The concept of regularization can be beautifully illustrated by one of the slides of prof. Kenji Fukumizu which is copied here. It shows a function approximation on the basis of a set of observations. There exist many smooth functions that exactly pass the given points. This solution, however, does not take into account possible measurement errors. Even when the observations are without noise, the function values outside the points may be very wrong.

It is better to smooth the solution. One way to do this is to add a penalty term, e.g. based on the length of the parameter vector that defines the function. The size of the trade-off parameter \lambda should either be chosen on the basis of experience, or optimized with a an independent set of observations or by cross-validation.

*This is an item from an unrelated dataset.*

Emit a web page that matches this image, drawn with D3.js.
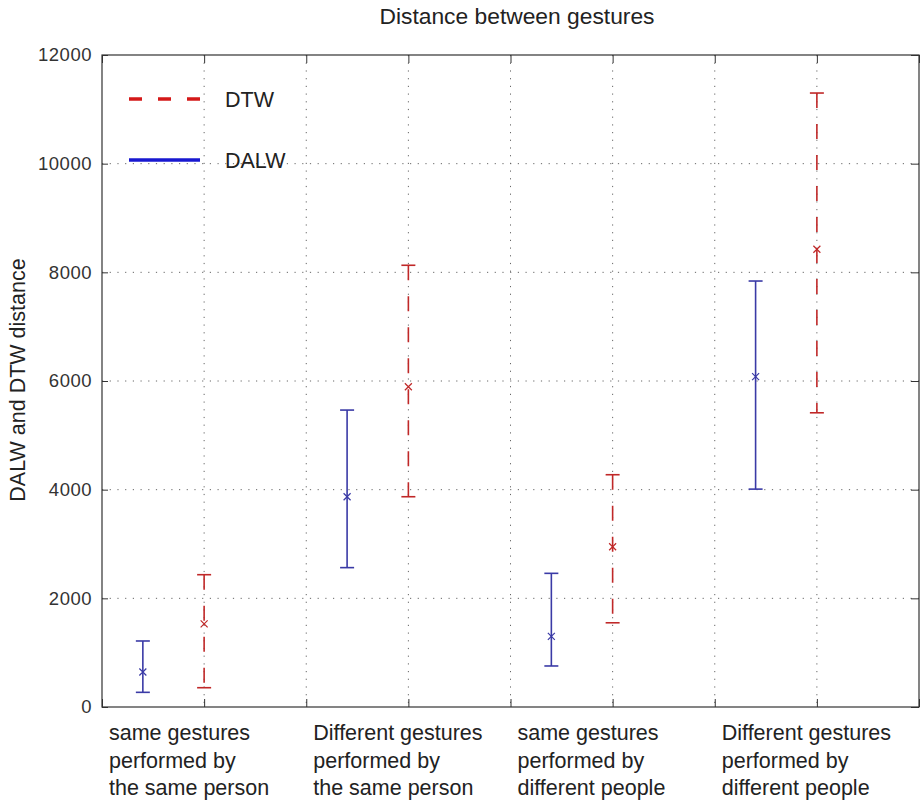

There are many other ways to realize a regularization. One is early stopping by limiting the number optimization steps. This prevents overtraining the set of function parameters. Another one is the addition of noise to the observations. This is especially helpful if the noise is different in every iteration (epoch) of the optimization procedure. The parameter updating will thereby in every cycle be directed into a different direction.

Invariants

The addition of noise to the data is equivalent to enlarging the dataset by additional observation. Arbitrary noise, however, is not very realistic. It might be more effective to enlarge the dataset by variations of observations that may be found in practice. These are the invariants. They construct a subspace in the feature space that is not informative for the class. For instance, all rotated and translated versions of the digit ‘7’ constitute other versions of a ‘7’ and will never transform into another digit. The generation of noise in the subspace of invariants is thereby similar to augmenting the dataset with other observation. This is thereby more effective than changing arbitrary pixels.

Regularization and invariants are related. The first is a technique mainly studied in machine learning. Knowledge about invariants may be obtained in analyzing the pattern recognition application and the chosen object representation. This may be helpful in defining an effective regularization.

Ridge regression

The equivalence of regularization and invariants may be illustrated by the use of ridge regression in the estimation of covariance matrices e.g. needed in the linear Fisher discriminant. If we have a m \times k data matrix for m objects represented in a k-dimensional vector space, the covariance matrix C of the underlying distribution can be estimated by C = X^T X in which we assume that the objects have zero mean (or are shifted to the origin before). This matrix needs to be inverted in the computation of a classifier. It will, however, be singular (having rank 0) in case m \le k, i.e. less objects than dimensions. One solution might be to add a term to the estimate:

C = X^T X + \lambda I

in which I is the identity matrix. For a sufficiently large \lambda, e.g. 10^{-6} the estimated C becomes invertible. This is equivalent to adding a set of objects X identical to the original objects, but with additive noise with a variance related to \lambda. In many applications a some noise is equivalent to an invariant as it has no influence on the class membership of that object.

Sometimes it is known (or can be measured from X) how large the feature correlations are at least. This holds for instance in images if pixels are used as features. In such a case the identity matrix may be replaced by the correlation matrix by winch more effectively the prior knowledge about invariants is used.

Conclusion

In summary, regularization is equivalent to extending the dataset with invariants. This may be done explicitly by constructing such objects, or implicitly by introducing mathematical terms in which knowledge about the invariants has been incorporated.